Netflix had an estimated 2.6 million subscribers in Africa at the end of 2021, and the total number is projected to grow to 5.6 million by 2026. Showmax too has shown unwavering belief in the supremacy of African content and is looking to double down on its production and distribution.
“Showmax’s audience prefers local content, with seven of the 10 most streamed titles in South Africa, eight of the top 10 titles in Kenya and Nigeria, and nine of the top 10 in Ghana last year being African. This has been a key driver of Showmax’s growth,” said CEO Yolisa Phahle in an interview with Quartz.
Despite the competition from these well-funded platforms, Manu believes in the supremacy of Wi-flix product offerings and believes they can be able to bring the fight to whoever.

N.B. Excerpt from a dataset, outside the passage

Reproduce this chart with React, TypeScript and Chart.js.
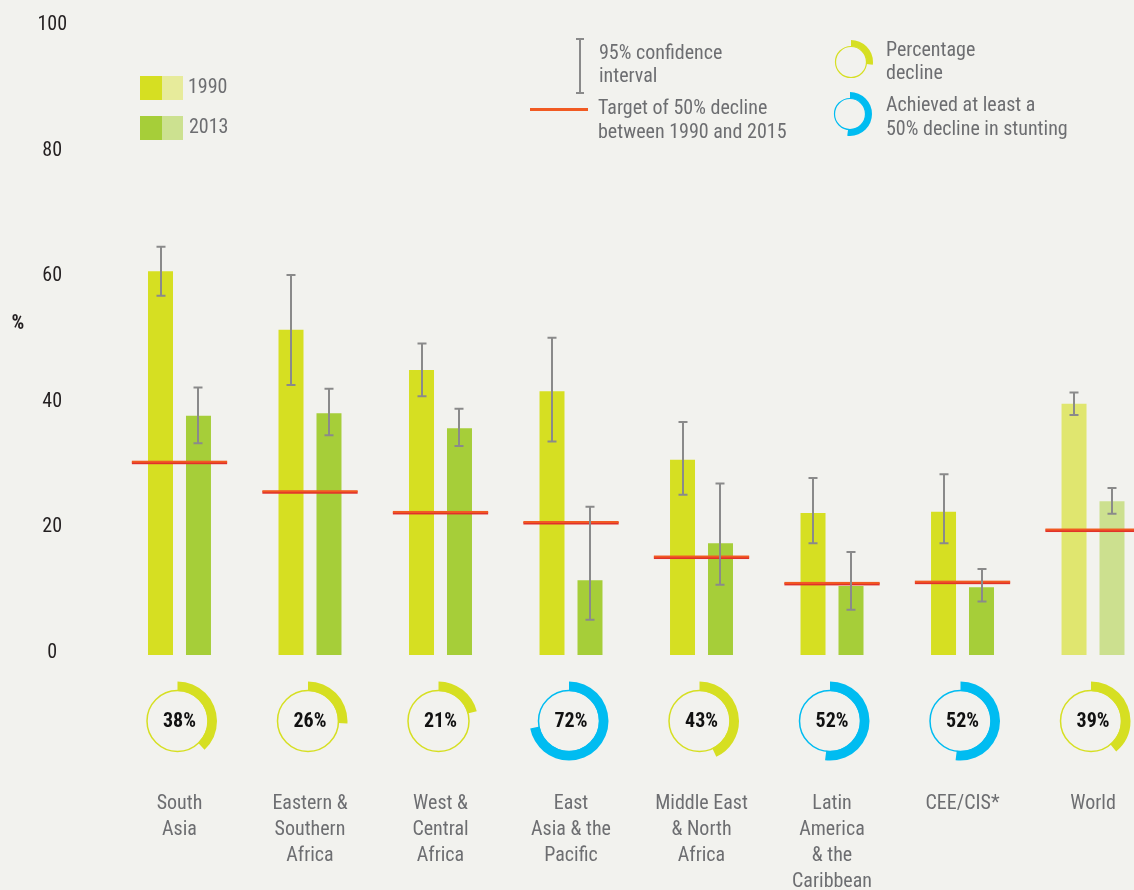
import React, { useEffect, useRef } from "react";
import { Chart, registerables } from "chart.js";

Chart.register(...registerables);

// ---------- data ----------
const categories: string[][] = [
  ["South", "Asia"],
  ["Eastern &", "Southern", "Africa"],
  ["West &", "Central", "Africa"],
  ["East", "Asia & the", "Pacific"],
  ["Middle East", "& North", "Africa"],
  ["Latin", "America", "& the", "Caribbean"],
  ["CEE/CIS*"],
  ["World"],
];
const values1990 = [61.1, 51.8, 45.4, 42.0, 31.1, 22.6, 22.8, 40.0];
const values2013 = [38.1, 38.5, 36.1, 11.9, 17.8, 11.0, 10.8, 24.5];
const ciLow1990 = [57.2, 43.0, 41.2, 34.0, 25.5, 17.8, 17.8, 38.2];
const ciHigh1990 = [65.0, 60.5, 49.6, 50.5, 37.1, 28.2, 28.8, 41.8];
const ciLow2013 = [33.7, 35.0, 33.3, 5.6, 11.2, 7.2, 8.5, 22.5];
const ciHigh2013 = [42.6, 42.4, 39.2, 23.6, 27.3, 16.4, 13.7, 26.6];
const targets = [30.7, 26.0, 22.7, 21.1, 15.6, 11.4, 11.6, 19.9];
const declines = [38, 26, 21, 72, 43, 52, 52, 39];
const yTicks = [0, 20, 40, 60, 80, 100];

// ---------- style ----------
const BG = "#f2f2ee";
const C1990 = "#d6df22";
const C2013 = "#a6ce39";
const C1990_W = "#e0e66f";
const C2013_W = "#cce08f";
const C1990_L = "#e7eb9b";
const C2013_L = "#cce190";
const BLUE = "#00bcf1";
const ORANGE = "#f15a22";
const RED = "#e0312a";
const ERR = "#8a8a8a";
const TEXT = "#6d6e71";
const FONT = "'Roboto Condensed', 'Open Sans Condensed', Roboto, sans-serif";

const X_MIN = -0.839;
const X_MAX = 7.314;

function donut(ctx: CanvasRenderingContext2D, cx: number, cy: number, pct: number, color: string, rThin: number, rIn: number, rOut: number, thinW: number) {
  ctx.save();
  ctx.strokeStyle = color;
  ctx.lineWidth = thinW;
  ctx.beginPath();
  ctx.arc(cx, cy, rThin, 0, Math.PI * 2);
  ctx.stroke();
  const s = -Math.PI / 2;
  const e = s + (Math.PI * 2 * pct) / 100;
  ctx.fillStyle = color;
  ctx.beginPath();
  ctx.arc(cx, cy, rOut, s, e);
  ctx.arc(cx, cy, rIn, e, s, true);
  ctx.closePath();
  ctx.fill();
  ctx.restore();
}

const overlay = {
  id: "overlay",
  afterDatasetsDraw(chart: any) {
    const ctx: CanvasRenderingContext2D = chart.ctx;
    const x = chart.scales.x;
    const y = chart.scales.y;
    const step = x.getPixelForValue(1) - x.getPixelForValue(0);
    ctx.save();
    // target lines
    targets.forEach((t, i) => {
      const cx = x.getPixelForValue(i);
      const half = step * 0.365;
      const py = y.getPixelForValue(t);
      ctx.fillStyle = RED;
      ctx.fillRect(cx - half, py - 0.5, half * 2, 2.5);
      ctx.fillStyle = ORANGE;
      ctx.fillRect(cx - half, py - 1.5, half * 2, 2);
    });
    // error bars
    const lows = [ciLow1990, ciLow2013];
    const highs = [ciHigh1990, ciHigh2013];
    [0, 1].forEach((d) => {
      const meta = chart.getDatasetMeta(d);
      meta.data.forEach((bar: any, i: number) => {
        const bx = Math.round(bar.x);
        const yl = y.getPixelForValue(lows[d][i]);
        const yh = y.getPixelForValue(highs[d][i]);
        ctx.strokeStyle = ERR;
        ctx.lineWidth = 2;
        ctx.beginPath();
        ctx.moveTo(bx, yh);
        ctx.lineTo(bx, yl);
        ctx.moveTo(bx - 4.5, yh);
        ctx.lineTo(bx + 4.5, yh);
        ctx.moveTo(bx - 4.5, yl);
        ctx.lineTo(bx + 4.5, yl);
        ctx.stroke();
      });
    });
    // donuts
    declines.forEach((p, i) => {
      const cx = x.getPixelForValue(i) - 2;
      const cy = 721;
      const col = p >= 50 ? BLUE : C1990;
      donut(ctx, cx, cy, p, col, 30.5, 30, 39.5, 1.5);
      ctx.fillStyle = "#111";
      ctx.font = `bold 20px ${FONT}`;
      ctx.textAlign = "center";
      ctx.textBaseline = "middle";
      ctx.fillText(`${p}%`, cx + 2, cy + 1);
    });
    ctx.restore();
  },
  afterDraw(chart: any) {
    const ctx: CanvasRenderingContext2D = chart.ctx;
    ctx.save();
    // % label
    ctx.fillStyle = "#231f20";
    ctx.font = `bold 20px ${FONT}`;
    ctx.textAlign = "center";
    ctx.textBaseline = "middle";
    ctx.fillText("%", 18, 324);
    // year swatches
    ctx.fillStyle = C1990;
    ctx.fillRect(140, 76, 22, 24);
    ctx.fillStyle = C1990_L;
    ctx.fillRect(162, 76, 21, 24);
    ctx.fillStyle = C2013;
    ctx.fillRect(140, 116, 22, 24);
    ctx.fillStyle = C2013_L;
    ctx.fillRect(162, 116, 21, 24);
    ctx.fillStyle = TEXT;
    ctx.font = `20px ${FONT}`;
    ctx.textAlign = "left";
    ctx.fillText("1990", 188, 88);
    ctx.fillText("2013", 189, 128);
    // CI icon
    ctx.strokeStyle = ERR;
    ctx.lineWidth = 2;
    ctx.beginPath();
    ctx.moveTo(580, 39);
    ctx.lineTo(580, 93);
    ctx.moveTo(576, 39);
    ctx.lineTo(584, 39);
    ctx.moveTo(576, 93);
    ctx.lineTo(584, 93);
    ctx.stroke();
    ctx.fillText("95% confidence", 599, 54);
    ctx.fillText("interval", 599, 77);
    // target icon
    ctx.fillStyle = ORANGE;
    ctx.fillRect(530, 108, 58, 3);
    ctx.fillStyle = TEXT;
    ctx.fillText("Target of 50% decline", 598, 109);
    ctx.fillText("between 1990 and 2015", 598, 133);
    // donut icons
    donut(ctx, 851, 62, 27, C1990, 15.5, 15.5, 22, 1.2);
    donut(ctx, 850, 114, 52, BLUE, 15.5, 15.5, 22, 1.2);
    ctx.fillStyle = TEXT;
    ctx.fillText("Percentage", 886, 51);
    ctx.fillText("decline", 886, 74);
    ctx.fillText("Achieved at least a", 886, 106);
    ctx.fillText("50% decline in stunting", 886, 130);
    ctx.restore();
  },
};

export default function App() {
  const ref = useRef<HTMLCanvasElement>(null);
  useEffect(() => {
    const chart = new Chart(ref.current!, {
      type: "bar",
      data: {
        datasets: [
          {
            label: "1990",
            data: values1990.map((v, i) => ({ x: i, y: v })),
            backgroundColor: values1990.map((_, i) => (i === values1990.length - 1 ? C1990_W : C1990)),
            categoryPercentage: 0.582,
            barPercentage: 0.658,
          },
          {
            label: "2013",
            data: values2013.map((v, i) => ({ x: i, y: v })),
            backgroundColor: values2013.map((_, i) => (i === values2013.length - 1 ? C2013_W : C2013)),
            categoryPercentage: 0.582,
            barPercentage: 0.658,
          },
        ],
      },
      options: {
        animation: false,
        responsive: false,
        layout: { padding: { top: 27, left: 0, right: 0, bottom: 0 } },
        plugins: { legend: { display: false }, tooltip: { enabled: false } },
        scales: {
          x: {
            type: "linear",
            min: X_MIN,
            max: X_MAX,
            offset: false,
            grid: { display: false, drawTicks: true, tickLength: 136 },
            border: { display: false },
            afterBuildTicks: (s: any) => {
              s.ticks = categories.map((_, i) => ({ value: i }));
            },
            afterFit: (s: any) => {
              s.height = 235;
            },
            ticks: {
              autoSkip: false,
              maxRotation: 0,
              minRotation: 0,
              padding: 0,
              includeBounds: false,
              color: TEXT,
              font: { family: FONT, size: 20, lineHeight: "26px" },
              callback: (v: any) => categories[v] ?? "",
            },
          },
          y: {
            min: 0,
            max: 100,
            grid: { display: false, drawTicks: false },
            border: { display: false },
            afterBuildTicks: (s: any) => {
              s.ticks = yTicks.map((v) => ({ value: v }));
            },
            afterFit: (s: any) => {
              s.width = 70;
            },
            ticks: {
              crossAlign: "center",
              padding: 3,
              labelOffset: -2,
              color: "#231f20",
              font: { family: FONT, size: 20 },
            },
          },
        },
      } as any,
      plugins: [overlay],
    });
    return () => chart.destroy();
  }, []);
  return (
    <div style={{ position: "absolute", left: 0, top: 0, width: 1134, height: 890, background: BG, overflow: "hidden" }}>
      <canvas ref={ref} width={1134} height={890} style={{ display: "block" }} />
    </div>
  );
}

“To us, the increase in competition reaffirms the validity of the industry, which is a good thing. But our product has stood out not because we spent millions in marketing but because of our conscious efforts to really target and fix the real issue on the ground in terms of content production, distribution and availability. We have hit many milestones and achieved traction with that and we are only a few years old. There are so many iterations coming which will improve the appeal of our product and this is only just the beginning,” concluded Manu.
With African content and its creators taking centre stage in this new frontier in streaming, platforms like Wi-flix are looking to capitalise on their ability to serve the African market. Intense competition not only amongst indigenous and Africa-first platforms as well as their global counterparts will serve to further amplify the reach of such content, a welcome development.